- [WRITTEN INSTRUCTION] Assemble all lines in which the string "that" appears.

- [INFORMATION SUPPLIED]
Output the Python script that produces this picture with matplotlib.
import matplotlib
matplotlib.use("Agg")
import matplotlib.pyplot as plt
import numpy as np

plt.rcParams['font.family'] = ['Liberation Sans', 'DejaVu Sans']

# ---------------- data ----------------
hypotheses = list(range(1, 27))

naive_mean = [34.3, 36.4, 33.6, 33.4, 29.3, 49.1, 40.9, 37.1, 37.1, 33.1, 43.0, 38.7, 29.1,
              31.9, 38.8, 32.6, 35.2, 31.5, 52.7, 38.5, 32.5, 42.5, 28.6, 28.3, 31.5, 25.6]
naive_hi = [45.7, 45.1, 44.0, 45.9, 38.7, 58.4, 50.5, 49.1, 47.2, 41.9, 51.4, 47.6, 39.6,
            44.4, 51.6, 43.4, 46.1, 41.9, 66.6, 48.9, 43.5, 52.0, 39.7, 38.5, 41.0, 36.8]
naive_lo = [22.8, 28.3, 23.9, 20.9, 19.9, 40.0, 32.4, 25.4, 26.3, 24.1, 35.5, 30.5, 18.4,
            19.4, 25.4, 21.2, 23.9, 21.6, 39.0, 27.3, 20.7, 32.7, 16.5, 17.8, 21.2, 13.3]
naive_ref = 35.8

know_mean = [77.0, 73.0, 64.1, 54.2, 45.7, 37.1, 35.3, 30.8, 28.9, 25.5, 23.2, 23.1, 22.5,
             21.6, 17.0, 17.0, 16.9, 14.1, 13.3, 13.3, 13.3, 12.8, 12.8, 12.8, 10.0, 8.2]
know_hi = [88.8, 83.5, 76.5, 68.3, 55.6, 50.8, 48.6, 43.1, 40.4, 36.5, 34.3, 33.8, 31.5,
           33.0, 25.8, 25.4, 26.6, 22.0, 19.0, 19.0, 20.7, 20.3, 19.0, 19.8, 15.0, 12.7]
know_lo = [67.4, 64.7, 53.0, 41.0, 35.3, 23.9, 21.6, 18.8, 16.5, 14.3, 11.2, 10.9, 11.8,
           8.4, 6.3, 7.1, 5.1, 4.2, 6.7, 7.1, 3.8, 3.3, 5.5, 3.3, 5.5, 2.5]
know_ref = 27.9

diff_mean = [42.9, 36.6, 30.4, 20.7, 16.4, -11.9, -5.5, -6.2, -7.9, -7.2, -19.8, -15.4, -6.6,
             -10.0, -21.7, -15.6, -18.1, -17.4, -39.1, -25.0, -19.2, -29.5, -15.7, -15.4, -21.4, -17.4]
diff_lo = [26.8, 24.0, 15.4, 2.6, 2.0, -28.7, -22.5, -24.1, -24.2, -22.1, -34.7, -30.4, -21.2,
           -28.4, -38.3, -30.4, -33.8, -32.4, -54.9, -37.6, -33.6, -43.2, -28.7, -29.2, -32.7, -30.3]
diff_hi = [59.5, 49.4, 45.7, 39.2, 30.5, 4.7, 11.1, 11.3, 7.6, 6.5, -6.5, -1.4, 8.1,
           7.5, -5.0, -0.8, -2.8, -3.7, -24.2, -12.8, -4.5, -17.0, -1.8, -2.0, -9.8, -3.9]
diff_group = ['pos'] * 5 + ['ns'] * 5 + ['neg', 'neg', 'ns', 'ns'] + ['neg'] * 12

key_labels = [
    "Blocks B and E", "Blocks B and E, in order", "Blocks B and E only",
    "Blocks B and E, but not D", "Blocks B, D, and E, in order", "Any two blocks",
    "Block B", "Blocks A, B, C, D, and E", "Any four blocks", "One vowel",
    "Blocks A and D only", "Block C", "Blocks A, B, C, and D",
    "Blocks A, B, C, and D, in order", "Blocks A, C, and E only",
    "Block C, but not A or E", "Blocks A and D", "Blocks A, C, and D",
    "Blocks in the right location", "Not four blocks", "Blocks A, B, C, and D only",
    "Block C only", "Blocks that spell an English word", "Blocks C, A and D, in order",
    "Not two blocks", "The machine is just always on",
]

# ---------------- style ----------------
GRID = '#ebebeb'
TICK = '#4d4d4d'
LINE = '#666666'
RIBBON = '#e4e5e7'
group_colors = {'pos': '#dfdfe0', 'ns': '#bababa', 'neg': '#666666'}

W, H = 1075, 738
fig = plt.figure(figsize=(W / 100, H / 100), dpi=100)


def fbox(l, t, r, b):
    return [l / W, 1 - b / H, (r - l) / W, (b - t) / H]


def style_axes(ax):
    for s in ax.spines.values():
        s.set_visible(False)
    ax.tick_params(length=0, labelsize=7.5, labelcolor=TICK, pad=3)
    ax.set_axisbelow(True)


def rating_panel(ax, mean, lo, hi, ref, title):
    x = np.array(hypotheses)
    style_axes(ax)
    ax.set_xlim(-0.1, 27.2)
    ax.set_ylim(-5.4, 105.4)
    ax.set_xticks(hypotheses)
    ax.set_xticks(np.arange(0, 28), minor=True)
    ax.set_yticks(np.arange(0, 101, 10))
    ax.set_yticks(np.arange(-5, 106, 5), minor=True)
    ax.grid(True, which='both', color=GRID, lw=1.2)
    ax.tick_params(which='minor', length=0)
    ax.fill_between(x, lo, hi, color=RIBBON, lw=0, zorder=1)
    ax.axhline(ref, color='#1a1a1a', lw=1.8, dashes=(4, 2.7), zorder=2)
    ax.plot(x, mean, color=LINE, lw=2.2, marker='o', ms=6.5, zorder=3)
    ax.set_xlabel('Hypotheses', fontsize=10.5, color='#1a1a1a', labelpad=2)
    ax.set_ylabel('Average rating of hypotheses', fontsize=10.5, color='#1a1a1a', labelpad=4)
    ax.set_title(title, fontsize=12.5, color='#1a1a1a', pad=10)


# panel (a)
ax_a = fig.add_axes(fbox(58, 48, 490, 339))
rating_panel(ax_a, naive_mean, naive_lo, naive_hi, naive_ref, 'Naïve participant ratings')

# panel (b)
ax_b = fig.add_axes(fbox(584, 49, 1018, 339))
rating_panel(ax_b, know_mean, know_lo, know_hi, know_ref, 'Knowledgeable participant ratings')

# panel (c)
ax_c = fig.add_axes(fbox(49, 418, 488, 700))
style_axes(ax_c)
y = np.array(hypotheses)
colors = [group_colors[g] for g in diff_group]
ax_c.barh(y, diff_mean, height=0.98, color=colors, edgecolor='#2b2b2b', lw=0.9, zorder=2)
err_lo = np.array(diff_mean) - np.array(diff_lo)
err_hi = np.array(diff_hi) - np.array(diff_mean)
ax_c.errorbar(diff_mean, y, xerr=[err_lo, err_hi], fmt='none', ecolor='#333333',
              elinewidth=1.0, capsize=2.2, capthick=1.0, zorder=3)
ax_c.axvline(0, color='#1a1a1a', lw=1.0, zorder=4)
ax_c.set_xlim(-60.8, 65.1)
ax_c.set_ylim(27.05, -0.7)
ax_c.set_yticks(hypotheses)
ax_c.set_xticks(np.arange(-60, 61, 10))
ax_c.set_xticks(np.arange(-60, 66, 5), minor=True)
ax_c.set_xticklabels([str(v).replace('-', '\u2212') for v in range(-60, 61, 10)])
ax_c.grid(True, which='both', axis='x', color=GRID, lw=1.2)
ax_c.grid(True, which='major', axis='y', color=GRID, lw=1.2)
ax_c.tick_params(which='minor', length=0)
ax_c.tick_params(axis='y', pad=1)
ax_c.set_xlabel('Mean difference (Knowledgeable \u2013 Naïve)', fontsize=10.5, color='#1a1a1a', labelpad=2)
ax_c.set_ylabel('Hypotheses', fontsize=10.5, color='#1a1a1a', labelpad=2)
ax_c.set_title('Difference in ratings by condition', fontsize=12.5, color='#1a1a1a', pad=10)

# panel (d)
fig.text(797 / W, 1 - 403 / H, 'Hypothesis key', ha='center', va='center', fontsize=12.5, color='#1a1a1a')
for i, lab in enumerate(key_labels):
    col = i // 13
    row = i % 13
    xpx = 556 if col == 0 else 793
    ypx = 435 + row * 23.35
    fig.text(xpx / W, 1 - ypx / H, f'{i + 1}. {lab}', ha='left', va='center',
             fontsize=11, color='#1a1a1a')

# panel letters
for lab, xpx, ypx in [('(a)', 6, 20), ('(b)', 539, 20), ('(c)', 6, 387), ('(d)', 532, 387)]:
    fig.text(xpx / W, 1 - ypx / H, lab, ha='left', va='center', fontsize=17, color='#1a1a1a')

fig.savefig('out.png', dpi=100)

- [COMPLETE ANSWER]
Output the Python script that produces this picture with matplotlib.
    "Block C only", "Blocks that spell an English word", "Blocks C, A and D, in order",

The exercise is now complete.